Di cellule staminali si parla da decenni come rivoluzione della medicina rigenerativa. Di certo i trapianti di cellule staminali hanno cambiato il trattamento di alcuni tumori ematologici, hanno consentito lo sviluppo di trattamenti per riparare la pelle e la cornea danneggiate in caso di ustioni, ma non sempre – o non ancora – hanno rivoluzionato la pratica clinica, e il sogno di produrre organi on demand grazie a cellule capaci di rigenerarsi è lontano dal realizzarsi. E’ certamente in quella direzione che va la ricerca sulle cellule staminali, ma non solo, come ha ricordato oggi la Società italiana di medicina e chirurgia rigenerativa polispecialistica (SIMCRI) nel corso di un evento a Roma per fare il punto sulla ricerca nel campo. Studiare le cellule staminali, infatti, potrebbe aprire nuove branche in ambito oncologico, così come comprendere meglio quali sono i pazienti che potrebbero riprendersi prima dopo un evento cardiovascolare. Come? Con un prelievo di sangue, cercando di fotografare il numero e la qualità delle cellule staminali circolanti.
Guarda al futuro il filone di ricerca presentato da Eugenio Caradonna, presidente SIMCRI: quella di un regenerative score, una sorta di punteggio che, tenendo conto anche delle staminali circolanti nei pazienti, stimi la capacità rigenerativa del corpo. Come? Misurando le staminali che si trovano nel sangue, in modo simile a quanto si fa per la glicemia, azotemia o colesterolo. Ma non si tratta di procedere meramente a una misura numerica della loro abbondanza: l’idea è piuttosto di inquadrare questo valore con l’età, il livello di attività fisica e le condizioni fisiche e metaboliche del paziente per avere un indicatore del livello di benessere del paziente.

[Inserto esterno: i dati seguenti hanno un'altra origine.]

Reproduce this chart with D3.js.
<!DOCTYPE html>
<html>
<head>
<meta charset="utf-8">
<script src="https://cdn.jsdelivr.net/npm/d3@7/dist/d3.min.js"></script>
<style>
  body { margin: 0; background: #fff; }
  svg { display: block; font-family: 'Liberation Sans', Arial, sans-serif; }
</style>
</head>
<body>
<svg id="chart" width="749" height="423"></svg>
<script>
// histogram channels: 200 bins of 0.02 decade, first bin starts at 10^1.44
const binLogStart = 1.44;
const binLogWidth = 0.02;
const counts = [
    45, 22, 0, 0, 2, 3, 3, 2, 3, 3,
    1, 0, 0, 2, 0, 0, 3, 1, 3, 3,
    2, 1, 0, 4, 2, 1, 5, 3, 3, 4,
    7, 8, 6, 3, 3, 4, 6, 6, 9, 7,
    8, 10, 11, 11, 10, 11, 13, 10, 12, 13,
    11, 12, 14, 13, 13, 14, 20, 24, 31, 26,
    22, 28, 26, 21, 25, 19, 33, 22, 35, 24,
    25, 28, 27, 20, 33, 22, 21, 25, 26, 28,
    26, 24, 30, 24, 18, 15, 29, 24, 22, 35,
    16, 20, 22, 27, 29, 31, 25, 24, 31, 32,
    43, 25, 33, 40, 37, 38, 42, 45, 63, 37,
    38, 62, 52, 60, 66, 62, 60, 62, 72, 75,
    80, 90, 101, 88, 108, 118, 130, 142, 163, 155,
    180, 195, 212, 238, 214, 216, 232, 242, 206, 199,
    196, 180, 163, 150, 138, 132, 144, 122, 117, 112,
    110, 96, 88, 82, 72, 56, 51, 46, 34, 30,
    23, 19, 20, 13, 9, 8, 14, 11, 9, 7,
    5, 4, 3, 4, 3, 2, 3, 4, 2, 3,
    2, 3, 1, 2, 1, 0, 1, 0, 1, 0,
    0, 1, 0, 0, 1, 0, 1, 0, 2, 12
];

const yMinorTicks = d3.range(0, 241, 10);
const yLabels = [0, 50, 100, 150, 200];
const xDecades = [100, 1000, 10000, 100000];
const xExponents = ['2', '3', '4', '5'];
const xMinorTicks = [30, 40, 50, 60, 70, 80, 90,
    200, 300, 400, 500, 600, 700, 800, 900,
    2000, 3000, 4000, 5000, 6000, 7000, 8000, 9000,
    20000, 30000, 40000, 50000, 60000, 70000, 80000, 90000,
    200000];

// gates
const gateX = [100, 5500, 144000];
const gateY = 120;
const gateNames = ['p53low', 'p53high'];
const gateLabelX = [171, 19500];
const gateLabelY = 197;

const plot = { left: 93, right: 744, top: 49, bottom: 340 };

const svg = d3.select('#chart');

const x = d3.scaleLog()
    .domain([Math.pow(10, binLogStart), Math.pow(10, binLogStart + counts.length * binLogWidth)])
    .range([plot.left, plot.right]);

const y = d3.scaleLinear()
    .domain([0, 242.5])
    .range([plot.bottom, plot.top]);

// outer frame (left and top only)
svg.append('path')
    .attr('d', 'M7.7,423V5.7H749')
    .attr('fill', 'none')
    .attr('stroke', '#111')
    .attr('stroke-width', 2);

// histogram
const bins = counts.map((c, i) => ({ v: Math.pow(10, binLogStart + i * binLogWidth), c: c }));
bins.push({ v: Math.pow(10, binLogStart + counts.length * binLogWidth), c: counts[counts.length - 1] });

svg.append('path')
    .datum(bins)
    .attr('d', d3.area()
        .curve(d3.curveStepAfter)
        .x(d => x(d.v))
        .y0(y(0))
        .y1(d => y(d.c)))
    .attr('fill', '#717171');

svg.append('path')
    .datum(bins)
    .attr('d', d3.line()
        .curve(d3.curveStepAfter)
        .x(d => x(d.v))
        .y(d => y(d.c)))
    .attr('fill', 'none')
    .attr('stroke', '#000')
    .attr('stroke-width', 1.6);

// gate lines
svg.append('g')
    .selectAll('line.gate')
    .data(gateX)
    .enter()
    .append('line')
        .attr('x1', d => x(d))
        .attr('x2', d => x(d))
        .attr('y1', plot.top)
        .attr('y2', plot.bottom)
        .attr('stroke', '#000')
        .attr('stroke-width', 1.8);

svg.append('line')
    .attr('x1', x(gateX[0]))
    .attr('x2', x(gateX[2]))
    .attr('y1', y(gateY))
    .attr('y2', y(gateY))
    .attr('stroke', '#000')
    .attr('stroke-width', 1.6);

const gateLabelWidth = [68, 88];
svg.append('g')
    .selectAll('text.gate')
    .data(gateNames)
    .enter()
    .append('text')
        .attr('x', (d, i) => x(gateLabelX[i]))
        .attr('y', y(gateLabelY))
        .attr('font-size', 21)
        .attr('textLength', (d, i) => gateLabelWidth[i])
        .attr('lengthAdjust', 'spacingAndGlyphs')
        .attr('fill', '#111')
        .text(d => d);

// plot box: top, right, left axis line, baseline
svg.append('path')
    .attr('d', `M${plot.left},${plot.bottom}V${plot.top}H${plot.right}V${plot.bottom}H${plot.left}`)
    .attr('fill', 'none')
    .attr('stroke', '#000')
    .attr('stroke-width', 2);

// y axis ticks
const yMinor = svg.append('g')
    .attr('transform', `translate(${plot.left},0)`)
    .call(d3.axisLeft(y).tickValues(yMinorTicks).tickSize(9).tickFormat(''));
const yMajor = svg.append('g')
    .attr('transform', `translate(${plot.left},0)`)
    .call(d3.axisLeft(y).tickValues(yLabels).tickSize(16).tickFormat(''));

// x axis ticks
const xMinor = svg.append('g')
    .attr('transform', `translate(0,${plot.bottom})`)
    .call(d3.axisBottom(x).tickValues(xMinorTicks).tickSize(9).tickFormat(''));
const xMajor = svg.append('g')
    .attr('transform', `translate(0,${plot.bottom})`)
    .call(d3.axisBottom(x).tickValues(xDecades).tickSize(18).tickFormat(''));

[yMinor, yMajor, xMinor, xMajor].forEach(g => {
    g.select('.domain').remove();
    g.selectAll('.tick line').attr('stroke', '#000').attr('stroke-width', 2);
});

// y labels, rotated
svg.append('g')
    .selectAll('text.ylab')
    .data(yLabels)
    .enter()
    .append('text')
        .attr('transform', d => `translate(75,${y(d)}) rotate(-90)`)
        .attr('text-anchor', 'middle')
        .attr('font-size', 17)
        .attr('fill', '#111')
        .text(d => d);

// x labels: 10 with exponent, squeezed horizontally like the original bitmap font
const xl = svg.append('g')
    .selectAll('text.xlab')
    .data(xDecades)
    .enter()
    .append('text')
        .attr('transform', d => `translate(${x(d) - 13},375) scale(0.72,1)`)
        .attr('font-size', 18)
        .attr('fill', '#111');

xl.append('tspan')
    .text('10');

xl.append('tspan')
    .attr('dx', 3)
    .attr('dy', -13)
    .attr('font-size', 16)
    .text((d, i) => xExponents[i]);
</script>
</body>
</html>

Il discorso, come sempre quando si parla di cellule staminali, è complesso. In primis perché con il termine staminali si identificano gruppi tra loro molto eterogenei di cellule, di diversa provenienza e potenzialità – esistono per esempio cellule staminali embrionali, ematopoietiche, mesenchimali, muscolari e della pelle – tutte accumulate da una caratteristica: la capacità di dare origine a diversi tipi di cellule, con diverse funzioni. Ma questa capacità rigenerativa intrinseca, questa plasticità – per dirla con le parole di Pietro Formisano dell’Università Federico II di Napoli e membro del comitato scientifico SIMCRI – non è l’unica caratteristica di interesse clinico: anche la capacità di rilasciare fattori, e quindi in questo modo di modulare il comportamento di cellule e tessuti, ha reso le staminali oggetto di ricerche in tutto il mondo.
Ma il discorso è ancora più complesso quando si parla di staminali e tumori, ha ricordato Francesco Cognetti, oncologo presidente della fondazione Insieme Contro il Cancro e membro del comitato scientifico SIMCRI: “In oncologia si parla di staminali in termini diversi: da una parte identificando le terapie cellulari usate da anni contro alcune forme di linfomi e leucemie a scopo terapeutico, dall’altra ci si riferisce alle staminali che alimentano la crescita dei tumori, le cosiddette staminali neoplastiche. Sono cellule che il tumore utilizza per crescere, una sorta di riserva naturale dei tumori. In questo caso l’interesse è quello di identificare, grazie alla genetica e alla biologia molecolare, delle basi molecolari che possano essere prese di mira con farmaci specifici, in modo personalizzato, aprendo la strada a nuovi trattamenti in futuro”.